While playing the title character in “Desiree,” the mistress of Brando’s Napoleon, she was so in awe of the actor that “I was sort of forgetting what I was supposed to do,” she said in 1990 in the Union-Tribune.

When Brando and Simmons next starred in “Guys and Dolls” in 1955, they were initially supposed to lip-sync their songs.

During rehearsal, “Samuel Goldwyn came on the set one day and he heard us and said, ‘I think it’s better you do your own singing…. Maybe you don’t sound so good, but at least it’s you,’” she recalled in the Union-Tribune interview.

Among her films, she favored 1953’s “The Actress,” which she said she “just loved” for “the “sheer heaven” of working with Spencer Tracy, who became a good friend, she said in the 1990 interview.

She also enjoyed “The Grass Is Greener,” which co-starred Cary Grant, “because it was comedy and I usually play these uptight puddings,” she said in 1988 in the Toronto Star.

In 1960, she and Granger divorced after a decade of marriage. The same year, she married Richard Brooks, who had just directed her as the saintly evangelist in “Elmer Gantry.”

Brooks directed her in the 1969 film “The Happy Ending,” which he also wrote. He later said that he created the character of the alcoholic wife as a way to tell his real-life wife that she also had a drinking problem.

Of their breakup after about 18 years of marriage, Simmons later said, “It was simply that the mixture of an alcoholic and a workaholic just wasn’t working.”

In 1986, she underwent treatment for alcoholism at the Betty Ford Center in Rancho Mirage. “All I can say is thank God for Mrs. Ford,” Simmons said in the People interview.

After marrying for the second time, she took a few years off. She had two daughters, one with Granger named Tracy, for her “Actress” co-star, and the other with Brooks, named Kate, for Katharine Hepburn.

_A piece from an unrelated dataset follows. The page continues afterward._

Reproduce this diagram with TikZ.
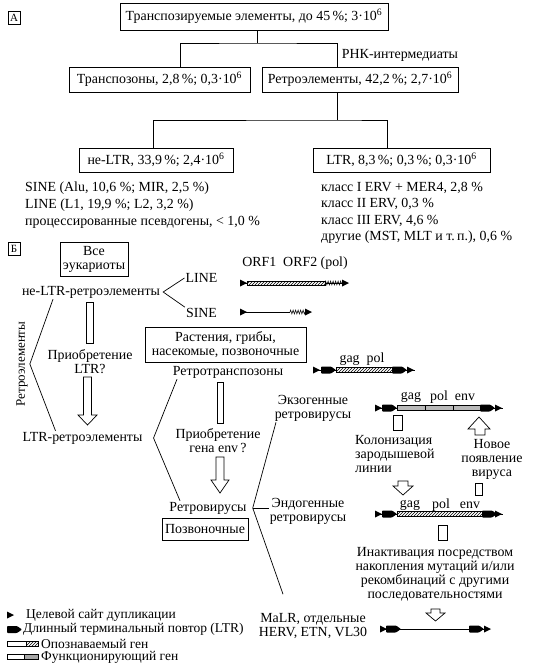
\documentclass[tikz,border=0pt]{standalone}
\usepackage{fontspec}
\setmainfont{Liberation Serif}
\usetikzlibrary{patterns,decorations.pathmorphing}

\begin{document}
\begin{tikzpicture}[
  x=1pt, y=-1pt,
  every node/.style={font=\fontsize{13.9}{14}\selectfont, inner sep=1pt},
  box/.style={draw, line width=0.8pt, align=center, inner sep=3pt},
  lettr/.style={draw, line width=0.6pt, inner sep=1pt, font=\fontsize{11}{12}\selectfont, minimum width=12, minimum height=13},
  legtext/.style={anchor=west, inner sep=0pt, font=\fontsize{13.5}{14}\selectfont},
  tree/.style={line width=0.8pt},
  bracket/.style={line width=0.7pt},
  hollow/.style={draw, fill=white, line width=0.7pt},
  axis/.style={line width=0.5pt},
  known/.style={draw, line width=0.4pt, preaction={fill=white}, pattern=north east lines},
  working/.style={draw, line width=0.4pt, fill=gray!55},
  polya/.style={decorate, decoration={zigzag, segment length=2.5pt, amplitude=2pt}, line width=0.5pt},
  tsd/.pic={\fill (0,-3.5) -- (7,0) -- (0,3.5) -- cycle;},
  ltr/.pic={\fill[rounded corners=0.8pt] (0,-3.5) -- (10,-3.5) -- (15,0) -- (10,3.5) -- (0,3.5) -- cycle;}
]
  \useasboundingbox (0,0) rectangle (533,669);

  % part A: top
  \node[lettr] (la) at (14,18) {А};
  \node[box, minimum width=268, minimum height=27] (te) at (254,16.5) {Транспозируемые элементы, до 45\,\%; 3·10\textsuperscript{6}};
  \node (rna) at (400,55) {РНК-интермедиаты};

  % part A: classes
  \node[box, minimum width=181, minimum height=25] (tp) at (159.5,79.5) {Транспозоны, 2,8\,\%; 0,3·10\textsuperscript{6}};
  \node[box, minimum width=196, minimum height=25] (re) at (360,79.5) {Ретроэлементы, 42,2\,\%; 2,7·10\textsuperscript{6}};
  \node[box, minimum width=154, minimum height=24] (nl) at (156,160) {не-LTR, 33,9\,\%; 2,4·10\textsuperscript{6}};
  \node[box, minimum width=177, minimum height=24] (lt) at (401.5,160) {LTR, 8,3\,\%; 0,3\,\%; 0,3·10\textsuperscript{6}};

  % part A: lists
  \node[align=left, anchor=west, font=\fontsize{13.9}{17}\selectfont] (nllist) at (24,205)
    {SINE (Alu, 10,6 \%; MIR, 2,5 \%)\\LINE (L1, 19,9 \%; L2, 3,2 \%)\\процессированные псевдогены, < 1,0 \%};
  \node[align=left, anchor=west, font=\fontsize{13.9}{16.5}\selectfont] (ltlist) at (320,213)
    {класс I ERV + MER4, 2,8 \%\\класс II ERV, 0,3 \%\\класс III ERV, 4,6 \%\\другие (MST, MLT и т.\,п.), 0,6 \%};

  % part A: tree
  \coordinate (ja) at (257,43);
  \coordinate (jb) at (337,120);
  \draw[tree] ([xshift=3]te.south) -- (ja);
  \draw[tree] ([xshift=20.5]tp.north) |- (ja) -| ([xshift=-23]re.north);
  \draw[tree] ([xshift=-23]re.south) -- (jb);
  \draw[tree] ([xshift=-3]nl.north) |- (jb) -| ([xshift=-14.5]lt.north);

  % part B: non-LTR
  \node[lettr] (lb) at (14,249) {Б};
  \node[box, inner sep=2pt, minimum width=68, minimum height=34] (euk) at (94,259) {Все\\эукариоты};
  \node (neltr) at (91,292) {не-LTR-ретроэлементы};
  \node (line) at (201.5,278) {LINE};
  \node (sine) at (201.5,313) {SINE};
  \node (orf) at (295,263) {ORF1~~ORF2 (pol)};
  \draw[bracket] (line.west) -- ([xshift=2]neltr.east) -- (sine.north west);

  % LINE and SINE elements
  \draw[axis] (240,283) -- (342,283);
  \draw[known] (247,281) rectangle (325,285);
  \draw[polya] (325,283) -- (342,283);
  \pic at (240,283) {tsd};
  \pic at (342,283) {tsd};
  \draw[axis] (240,312) -- (290,312);
  \draw[polya] (290,312) -- (305,312);
  \pic at (240,312) {tsd};
  \pic at (305,312) {tsd};

  % part B: LTR retroelements
  \node[align=center] (acqltr) at (90,362) {Приобретение\\LTR?};
  \node (ltrre) at (82.5,438) {LTR-ретроэлементы};
  \node[rotate=90, font=\fontsize{13}{14}\selectfont] (retrolbl) at (22,364) {Ретроэлементы};
  \draw[bracket] ([xshift=-38]neltr.south) -- ([xshift=1]retrolbl.south) -- ([xshift=-27]ltrre.north);
  \draw[hollow] (86,302) rectangle (93,343);
  \draw[hollow] (83.5,377) -- (91.5,377) -- (91.5,415) -- (97,415) -- (87.5,425) -- (78,415) -- (83.5,415) -- cycle;

  % part B: retrotransposons
  \node[box, inner sep=2pt, minimum width=161, minimum height=35] (plants) at (225.5,344.5) {Растения, грибы,\\насекомые, позвоночные};
  \node (rtp) at (228,372) {Ретротранспозоны};
  \node (gagpol) at (362,359) {gag~~pol};
  \draw[axis] (313,370) -- (415,370);
  \draw[known] (336,367.5) rectangle (392,372.5);
  \pic at (313,370) {tsd};
  \pic at (321,370) {ltr};
  \pic at (392,370) {ltr};
  \pic at (407,370) {tsd};

  % part B: retroviruses
  \node[align=center] (acqenv) at (218,441) {Приобретение\\гена env\,?};
  \node (rv) at (208,508) {Ретровирусы};
  \node[box, inner sep=2pt, minimum width=86, minimum height=22] (vert) at (205,529) {Позвоночные};
  \draw[bracket] ([xshift=-51]rtp.south) -- ([xshift=10]ltrre.east) -- ([xshift=-28]rv.north);
  \draw[hollow] (217,382) rectangle (223,423);
  \draw[hollow] (216,457) -- (224,457) -- (224,480) -- (229,480) -- (220,493) -- (211,480) -- (216,480) -- cycle;

  % part B: exogenous / endogenous
  \node[align=center] (exo) at (313,408) {Экзогенные\\ретровирусы};
  \node[align=center] (endo) at (308,511) {Эндогенные\\ретровирусы};
  \node[align=center] (malr) at (313,626) {MaLR, отдельные\\HERV, ETN, VL30};
  \coordinate (rvb) at ([xshift=5]rv.east);
  \draw[bracket] ([xshift=-37]exo.south) -- (rvb) -- ([xshift=-30,yshift=18]malr.north);
  \draw[bracket] (rvb) -- (rvb -| endo.west);

  % exogenous element
  \node (xgag) at (411,397) {gag};
  \node (xpol) at (439,397) {pol};
  \node (xenv) at (465,397) {env};
  \draw[axis] (375,408) -- (503,408);
  \draw[working] (397,405.5) rectangle (425,410.5);
  \draw[working] (425,405.5) rectangle (453,410.5);
  \draw[working] (453,405.5) rectangle (480,410.5);
  \pic at (375,408) {tsd};
  \pic at (382,408) {ltr};
  \pic at (480,408) {ltr};
  \pic at (495,408) {tsd};

  % colonisation and new virus
  \node[align=left, anchor=west] (colon) at (354,454) {Колонизация\\зародышевой\\линии};
  \node[align=center] (newvir) at (492,459) {Новое\\появление\\вируса};
  \draw[hollow] (393,415) rectangle (402,430);
  \draw[hollow] (398,481) -- (408,481) -- (408,486) -- (413,486) -- (403,495) -- (393,486) -- (398,486) -- cycle;
  \draw[hollow] (475,483) rectangle (482,495);
  \draw[hollow] (475,435) -- (485,435) -- (485,429) -- (490,429) -- (479,417) -- (468,429) -- (475,429) -- cycle;

  % endogenous element
  \node (ngag) at (410,505) {gag};
  \node (npol) at (441,505) {pol};
  \node (nenv) at (470,505) {env};
  \draw[axis] (375,514) -- (503,514);
  \draw[known] (397,511.5) rectangle (482,516.5);
  \pic at (375,514) {tsd};
  \pic at (382,514) {ltr};
  \pic at (482,514) {ltr};
  \pic at (495,514) {tsd};

  % inactivation
  \node[align=center] (inact) at (435,574) {Инактивация посредством\\накопления мутаций и/или\\рекомбинаций с другими\\последовательностями};
  \draw[hollow] (438,525) rectangle (447,540);
  \draw[hollow] (431,609) -- (440,609) -- (440,613) -- (445,613) -- (435.5,621) -- (426,613) -- (431,613) -- cycle;

  % MaLR element
  \draw[axis] (380,629) -- (485,629);
  \pic at (380,629) {tsd};
  \pic at (386,629) {ltr};
  \pic at (469,629) {ltr};
  \pic at (484,629) {tsd};

  % legend
  \pic at (7,615) {tsd};
  \node[legtext] (lg1) at (26,615) {Целевой сайт дупликации};
  \pic at (7,629.5) {ltr};
  \node[legtext] (lg2) at (23,629.5) {Длинный терминальный повтор (LTR)};
  \draw[line width=0.4pt] (7,641) rectangle (26,646);
  \draw[known] (26,641) rectangle (38,646);
  \node[legtext] (lg3) at (41,643.5) {Опознаваемый ген};
  \draw[line width=0.4pt] (7,654.5) rectangle (24,659.5);
  \draw[working, fill=gray!70] (24,654.5) rectangle (38,659.5);
  \node[legtext] (lg4) at (41,657.5) {Функционирующий ген};
\end{tikzpicture}
\end{document}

Simmons returned to the big screen in 1963 in “All the Way Home,” giving an “award-caliber performance” as a recently widowed mother, according to “Leonard Maltin’s Movie Guide.”

In the 1980s, she appeared in the ABC historical drama “North and South” and its sequel; in a well-reviewed Disney Channel version of “Great Expectations” as the miserable recluse Miss Havisham; and as the mother, Fiona “Fee” Cleary, in the ABC miniseries “The Thorn Birds.”

“I didn’t have a dominant personality. It helped me slip into character parts very easily,” she told the Toronto Star in 1988. “I simply had to play the mother in ‘The Thorn Birds.’ I understood her pain. I badgered the producer until he gave in. He said it wasn’t a star part. That’s why I wanted it!”

Jean Merilyn Simmons was born Jan. 31, 1929, in London to Charles and Winifred Ada Simmons. Her father competed as a British gymnast in the 1912 Olympics and later coached the sport. He died when she was 16.

Her mother once described Cricklewood, the north London area where Simmons grew up, as “a place where they make lovely parts for automobiles.”

At 15, Simmons appeared in five British films, including a role as a precocious teenager in “Give Us the Moon.” She also appeared in such major British productions as “Black Narcissus” (1947) and “The Blue Lagoon” (1949).

In 1956, she became a U.S. citizen and while married to Granger lived on an Arizona ranch.

For years, she lived in a Santa Monica home that she decorated in a style she once described as “early mishmash.”

She is survived by her two daughters, Tracy Granger and Kate Brooks.